Through attending the meetings, talking with the leaders and individual members, Elder Holland said he got “a macro look and a micro look” of the Church in Taiwan. “Both looks were inspiring,” he said.

In addition to visiting China, the church leaders also had the opportunity to visit India. At least in terms of population numbers, China and India are “the anchor posts of a growing and developing church in Asia.” Many of the challenges in Asia are common to challenges in many other parts of the world. The people wrestle with poverty and have hopes and dreams of obtaining an education, he said.

“In Asia, many of our institutional challenges are related to starting the church, giving the church birth, and seeing it grow in its very early stages.”

That means working with the governments, getting visas, establishing centers of strength, and working to help the church “come out of obscurity.” The area is large in geography. “Geographically speaking, we are just getting our feet on the ground,” said Elder Holland. “However, the challenges we have seem to be met. We are succeeding, we are rising above local limitations and restrictive circumstances.”

Elder Holland said in India there is a large Hindu community, a large Muslim community, and a healthy, growing Christian community.

The church has one stake and six districts in the country and a growing membership — who in many cases deal with poverty and a need for health and education.

But “one miracle at a time” is taking place in centers of strength in the country.

“We move steadily into the future.
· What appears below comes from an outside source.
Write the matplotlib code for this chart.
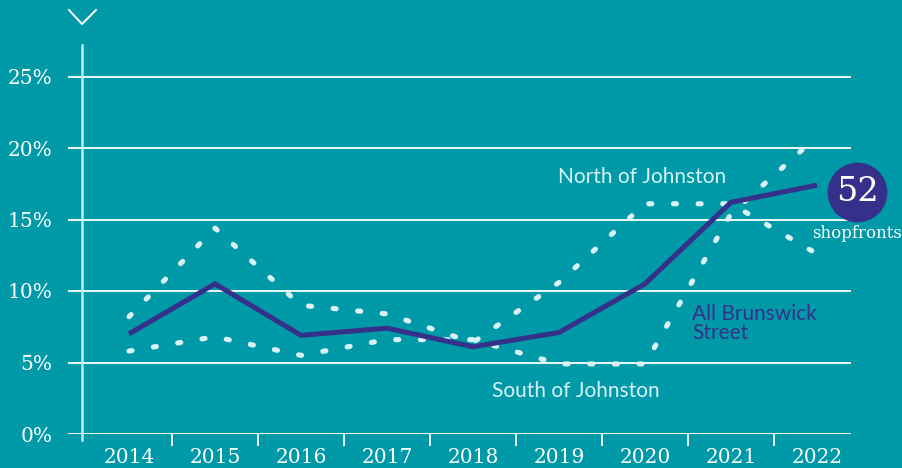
import matplotlib
matplotlib.use("Agg")
import matplotlib.pyplot as plt
from matplotlib.lines import Line2D
from matplotlib.transforms import offset_copy
import numpy as np

years = ["2014", "2015", "2016", "2017", "2018", "2019", "2020", "2021", "2022"]
all_street = [7.0, 10.5, 6.9, 7.4, 6.1, 7.1, 10.5, 16.2, 17.4]
north = [8.2, 14.4, 9.0, 8.4, 6.4, 10.6, 16.1, 16.1, 12.6]
south = [5.8, 6.8, 5.5, 6.6, 6.6, 4.9, 4.9, 15.4, 20.8]
y_ticks = [0, 5, 10, 15, 20, 25]
y_labels = ["0%", "5%", "10%", "15%", "20%", "25%"]
total_shopfronts = "52"

BG = "#0099A8"
INDIGO = "#35318A"
LIGHT = "#D8F2F6"

W, H = 902, 468
fig = plt.figure(figsize=(W / 100, H / 100), dpi=100, facecolor=BG)
# axes spans pixel x 68..851, y 45..434
ax = fig.add_axes([68 / W, 1 - 434 / H, (851 - 68) / W, (434 - 45) / H])
ax.set_facecolor(BG)

x = np.arange(len(years))
px_per_unit = 86.0
x0_px = 129.0
ax.set_xlim((68 - x0_px) / px_per_unit, (851 - x0_px) / px_per_unit)
ax.set_ylim(0, (434 - 45) / 71.5 * 5)

for s in ax.spines.values():
    s.set_visible(False)

# gridlines
for yt in y_ticks:
    ax.axhline(yt, color="white", lw=1.3, zorder=1)

# y axis line
yaxis_x = (82 - x0_px) / px_per_unit
ax.axvline(yaxis_x, ymin=-6 / (434 - 45), ymax=1.0, color="#C4EBF0", lw=1.8,
           clip_on=False, zorder=1)

ax.set_yticks(y_ticks)
ax.set_yticklabels(y_labels)
ax.set_xticks(x)
ax.set_xticklabels(years)
ax.set_xticks(x[:-1] + 0.5, minor=True)
ax.tick_params(axis="y", length=0, pad=11, labelsize=14.5, labelcolor="white")
ax.tick_params(axis="x", which="major", length=0, pad=10, labelsize=14.5,
               labelcolor="white")
ax.tick_params(axis="x", which="minor", length=8.5, width=1.3, color="white",
               direction="out")
for lab in ax.get_xticklabels() + ax.get_yticklabels():
    lab.set_family("DejaVu Serif")

dot_style = (0, (0.6, 4.2))
ax.plot(x, north, color=LIGHT, lw=3.7, linestyle=dot_style,
        dash_capstyle="round", solid_capstyle="round", zorder=3)
ax.plot(x, south, color=LIGHT, lw=3.7, linestyle=dot_style,
        dash_capstyle="round", solid_capstyle="round", zorder=3)
ax.plot(x, all_street, color=INDIGO, lw=3.6, solid_joinstyle="miter",
        solid_capstyle="butt", zorder=4)

# series labels
ax.text(5.965, 17.95, "North of Johnston", color=LIGHT, fontsize=15,
        family="Lato", ha="center", va="center")
ax.text(5.19, 3.0, "South of Johnston", color=LIGHT, fontsize=15,
        family="Lato", ha="center", va="center")
ax.text(6.547, 7.75, "All Brunswick\nStreet", color=INDIGO, fontsize=15,
        family="Lato", ha="left", va="center", linespacing=0.95)

# end badge
tr = offset_copy(ax.transData, fig=fig, x=40, y=-7, units="dots")
ax.plot([x[-1]], [all_street[-1]], marker="o", markersize=42,
        color=INDIGO, transform=tr, clip_on=False, zorder=5)
ax.text(x[-1], all_street[-1], total_shopfronts, transform=tr, color="white",
        fontsize=24, family="DejaVu Serif", ha="center", va="center",
        zorder=6, clip_on=False)
tr2 = offset_copy(ax.transData, fig=fig, x=40, y=-48, units="dots")
ax.text(x[-1], all_street[-1], "shopfronts", transform=tr2, color="white",
        fontsize=12, family="DejaVu Serif", ha="center", va="center",
        zorder=6, clip_on=False)

# chevron
chev = Line2D([69 / W, 82 / W, 96 / W], [1 - 10 / H, 1 - 24 / H, 1 - 10 / H],
              transform=fig.transFigure, color="white", lw=1.4)
fig.add_artist(chev)

fig.savefig("out.png", dpi=100, facecolor=BG)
India will be one of our miracles,” he said. “We will live to see a remarkable work unfold in India.”

Another challenge for members across Asia is temple attendance.

“People take the temple seriously here,” Elder Holland said. “They go whenever and wherever they can. They return to the temple as finances and circumstances allow. They keep current temple recommends even though they may be great distances from the temple.”

They also participate in and value family history work, he said.

Members in Asia, he said, are all spiritual pioneers for the church and for Christianity.

Each day they work “to take a stand, to be loyal devoted Latter-day Saints. They are courageous, they live the gospel and square their shoulders to be what they ought to be.”

Concluding, Elder Holland reported that there is a hastening of the work in Asia. “We will live to see miracles there — as we see them now. Our children and our childrens’ children will be as comfortable talking about the church in Asia as they have historically been talking about it in Utah and Idaho and Arizona.”